O primeiro europeu é a Grécia, com 610, o último é a Roménia, com 301. Na Europa, com mais médicos do que
Portugal, só a Grécia e a Áustria. Com menos, contam-se 23 países, entre os
quais os mais ricos e com sistemas de saúde mais famosos.
O
número de médicos de clínica geral mostra também realidades interessantes. Portugal
encontra-se em primeiro lugar na Europa. Já na
saúde dentária a realidade é menos brilhante, mas Portugal não está nos últimos
lugares. Com 101 dentistas por 100 000 habitantes, Portugal está longe da
Suécia (173). Onze países têm melhores indicadores do que o nosso, mas oito
estão pior. O caso dos enfermeiros é diferente. Os resultados
portugueses são medíocres. Com 716
enfermeiros por 100 000 habitantes, Portugal está muito longe dos 1 722 da
Alemanha. Quinze países estão em melhor situação, mas ainda há sete com menos
enfermeiros do que Portugal.
A despesa
com a saúde é outro indicador frequentemente citado. Na
Europa, doze países têm mais recursos do que Portugal, enquanto onze têm menos.

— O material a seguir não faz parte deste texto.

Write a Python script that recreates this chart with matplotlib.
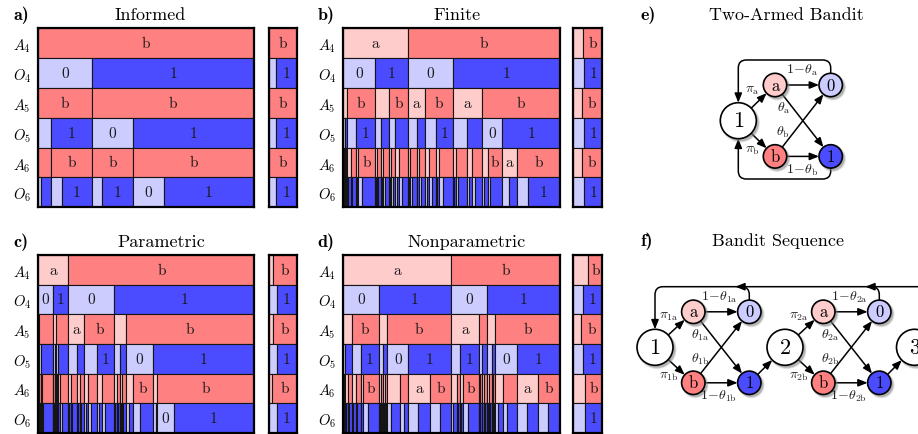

Quer isto dizer que nos encontramos a meio da tabela. Mas os 1
870€ por ano e por habitante ficam muito longe dos 5 226€ da Dinamarca. Em percentagem do PIB, rácio indispensável,
Portugal fica na metade superior, com oito países em melhor situação, mas
dezasseis em pior. Os nossos 9,5% não estão muito longe dos 11% alemães.
Finalmente,
a esperança de vida. Portugal
está acima da média da UE, com 16 países revelando menos anos de esperança de
vida e 15 com mais.
Com
excepção do número de enfermeiros, todos os indicadores quantitativos
revelam uma situação confortável, em franco progresso. São
resultados surpreendentes, quando pensamos nas filas na recepção, nos tempos de
espera para cirurgia e consulta, nas demoras com a Internet, no acesso tão
difícil aos pobres e aos que não têm recursos para a medicina privada! O que está errado? Serviços mal
organizados? Os médicos trabalham pouco? Acumulam funções no privado e no
público? Os serviços e os hospitais estão mal equipados?
Na
educação, há paralelos possíveis. A falta de professores é um dos
temas mais frequentes em toda a discussão sobre aulas e escolas, êxito e
insucesso, literacia e abandono. A
falta de professores é tida como responsável pelos maus resultados, pela má
preparação de tantos profissionais e pela reduzida qualificação dos
portugueses. A exigência de contratação de professores é unânime.
Todavia,
as comparações quantitativas internacionais não traduzem essa falta. No caso do
número de professores do ensino básico (1º e 2º ciclos), Portugal fica a meio
da tabela com 12 alunos por docente, abaixo da Roménia (19) e acima da Polónia
(8). Com mais alunos por docente, há doze países, mas quinze com menos. No caso
dos docentes do ensino secundário, há na Europa 19 países em piores condições
(com mais estudantes por professor) e oito países em melhores condições (isto
é, com menos estudantes por professor). O número de professores do ensino
superior também não envergonha Portugal, antes pelo contrário. Na óptica
dos estudantes por docente, Portugal fica no primeiro terço, com 6 países em
melhores condições, mas 21 em pior situação. A despesa com educação atinge
em Portugal cerca de 6,3% do PIB, o que coloca o país em quinto lugar, num
total de 27.
Sabemos que os progressos, em
Portugal, ao longo das últimas décadas, foram enormes. Também sabemos agora
que, na saúde e na educação, certos indicadores revelam condições e realidades
que não confirmam o sentimento de catástrofe e a noção de carência tão usuais.
Mas também sabemos que a ineficiência dos serviços públicos, a má qualidade das
prestações e sobretudo a desigualdade social no acesso são relevantes e
notórias.
Com excepção dos enfermeiros e dos auxiliares de educação, a falta
de profissionais não parece ser uma causa importante dos atrasos, da
ineficiência e da desigualdade. Nem as percentagens da despesa no produto. Há
que procurar causas e remédios noutras áreas. Na
organização dos serviços? Na disciplina de trabalho? No poder excessivo das
organizações profissionais? Nas relações entre privados e públicos? Na falta de
autonomia e de responsabilidade das instituições? Na indiferença das
autarquias? No centralismo burocrático? Na interferência do poder político? Na
insuficiência dos orçamentos? Na falta de
professores e de médicos não é com certeza.